**EXCERPTED RECORDS:**
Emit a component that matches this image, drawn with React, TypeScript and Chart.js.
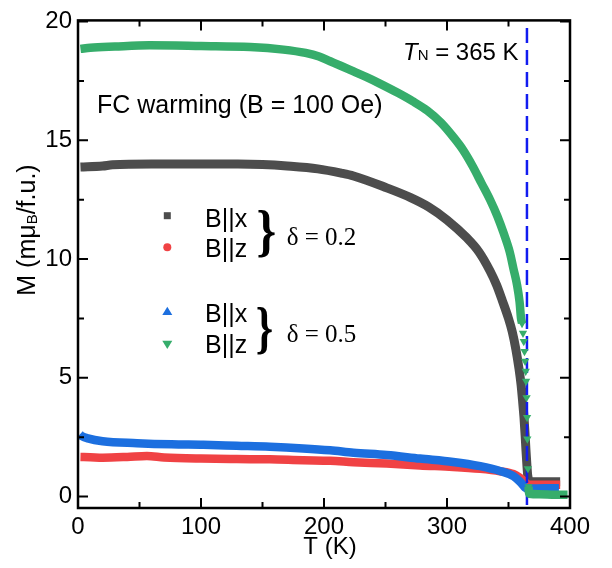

==

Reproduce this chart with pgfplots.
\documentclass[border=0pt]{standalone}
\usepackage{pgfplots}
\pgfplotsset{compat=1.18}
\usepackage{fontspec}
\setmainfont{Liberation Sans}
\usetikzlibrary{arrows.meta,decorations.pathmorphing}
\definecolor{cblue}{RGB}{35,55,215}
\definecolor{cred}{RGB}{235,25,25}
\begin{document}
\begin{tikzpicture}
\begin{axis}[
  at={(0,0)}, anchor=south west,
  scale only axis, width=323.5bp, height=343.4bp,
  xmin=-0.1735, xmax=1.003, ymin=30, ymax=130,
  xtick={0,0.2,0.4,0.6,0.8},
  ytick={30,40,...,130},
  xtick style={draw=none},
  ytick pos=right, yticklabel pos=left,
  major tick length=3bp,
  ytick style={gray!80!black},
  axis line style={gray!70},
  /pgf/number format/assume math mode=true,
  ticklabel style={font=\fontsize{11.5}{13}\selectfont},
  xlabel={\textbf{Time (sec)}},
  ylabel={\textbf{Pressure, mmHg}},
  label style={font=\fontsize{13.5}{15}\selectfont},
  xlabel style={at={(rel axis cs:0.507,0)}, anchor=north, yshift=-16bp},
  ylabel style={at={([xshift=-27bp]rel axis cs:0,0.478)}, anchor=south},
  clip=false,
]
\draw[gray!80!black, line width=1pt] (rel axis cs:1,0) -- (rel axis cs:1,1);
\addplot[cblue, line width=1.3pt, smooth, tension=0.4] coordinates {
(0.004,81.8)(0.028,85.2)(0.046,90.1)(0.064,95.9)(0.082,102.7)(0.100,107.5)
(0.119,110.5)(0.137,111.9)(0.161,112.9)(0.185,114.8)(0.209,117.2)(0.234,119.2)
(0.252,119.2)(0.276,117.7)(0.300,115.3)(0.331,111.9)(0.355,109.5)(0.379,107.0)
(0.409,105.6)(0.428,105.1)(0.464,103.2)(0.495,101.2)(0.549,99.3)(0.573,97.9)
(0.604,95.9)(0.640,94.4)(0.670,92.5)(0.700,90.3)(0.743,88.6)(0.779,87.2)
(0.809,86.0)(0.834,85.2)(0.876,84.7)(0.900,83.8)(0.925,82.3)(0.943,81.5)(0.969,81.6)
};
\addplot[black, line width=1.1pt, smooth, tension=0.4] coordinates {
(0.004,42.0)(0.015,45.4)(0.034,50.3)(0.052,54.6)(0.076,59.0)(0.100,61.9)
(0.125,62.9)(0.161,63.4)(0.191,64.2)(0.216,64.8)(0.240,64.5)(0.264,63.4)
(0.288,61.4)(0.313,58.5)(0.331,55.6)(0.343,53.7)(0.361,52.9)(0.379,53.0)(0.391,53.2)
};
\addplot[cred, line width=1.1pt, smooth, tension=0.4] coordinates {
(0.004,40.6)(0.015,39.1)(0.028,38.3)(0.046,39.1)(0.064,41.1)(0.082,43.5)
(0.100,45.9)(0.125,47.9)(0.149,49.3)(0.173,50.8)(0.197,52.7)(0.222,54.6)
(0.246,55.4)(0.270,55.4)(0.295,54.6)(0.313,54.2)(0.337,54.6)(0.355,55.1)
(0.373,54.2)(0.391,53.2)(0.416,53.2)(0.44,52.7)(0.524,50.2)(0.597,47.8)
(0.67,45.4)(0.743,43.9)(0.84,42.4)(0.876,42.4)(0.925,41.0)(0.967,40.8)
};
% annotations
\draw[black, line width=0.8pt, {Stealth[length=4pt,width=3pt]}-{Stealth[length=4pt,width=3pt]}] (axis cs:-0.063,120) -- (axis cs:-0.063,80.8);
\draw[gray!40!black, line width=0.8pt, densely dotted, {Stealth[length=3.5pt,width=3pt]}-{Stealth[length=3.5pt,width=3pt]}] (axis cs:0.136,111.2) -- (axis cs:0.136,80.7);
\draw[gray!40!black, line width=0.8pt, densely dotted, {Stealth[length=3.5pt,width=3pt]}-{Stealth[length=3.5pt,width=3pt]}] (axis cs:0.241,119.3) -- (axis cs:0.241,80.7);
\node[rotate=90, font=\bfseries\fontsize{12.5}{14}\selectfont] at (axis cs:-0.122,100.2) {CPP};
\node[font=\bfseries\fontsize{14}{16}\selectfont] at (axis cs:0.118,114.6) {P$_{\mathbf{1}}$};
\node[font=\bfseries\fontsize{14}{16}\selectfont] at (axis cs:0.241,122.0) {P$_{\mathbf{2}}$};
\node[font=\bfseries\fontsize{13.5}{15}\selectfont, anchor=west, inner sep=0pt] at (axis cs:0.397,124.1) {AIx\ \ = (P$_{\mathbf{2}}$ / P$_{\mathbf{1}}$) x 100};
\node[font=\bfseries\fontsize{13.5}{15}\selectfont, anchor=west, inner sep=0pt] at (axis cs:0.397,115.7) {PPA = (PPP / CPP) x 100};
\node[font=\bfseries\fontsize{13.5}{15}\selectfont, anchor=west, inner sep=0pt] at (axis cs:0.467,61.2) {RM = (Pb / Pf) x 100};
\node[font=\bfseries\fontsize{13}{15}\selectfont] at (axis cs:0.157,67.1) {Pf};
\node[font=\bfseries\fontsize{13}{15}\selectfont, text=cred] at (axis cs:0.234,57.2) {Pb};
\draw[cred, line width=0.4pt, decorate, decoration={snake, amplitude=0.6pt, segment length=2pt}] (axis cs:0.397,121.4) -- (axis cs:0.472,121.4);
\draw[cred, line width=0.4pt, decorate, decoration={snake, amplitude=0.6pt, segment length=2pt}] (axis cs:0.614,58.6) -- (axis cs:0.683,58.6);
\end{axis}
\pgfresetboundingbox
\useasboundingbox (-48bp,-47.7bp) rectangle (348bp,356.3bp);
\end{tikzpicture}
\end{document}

**DESCRIPTION OF THE TASK:** Copy down every line of the material above that includes the string "with".

**EXERCISE RESULT:**
Emit a component that matches this image, drawn with React, TypeScript and Chart.js.
Reproduce this chart with pgfplots.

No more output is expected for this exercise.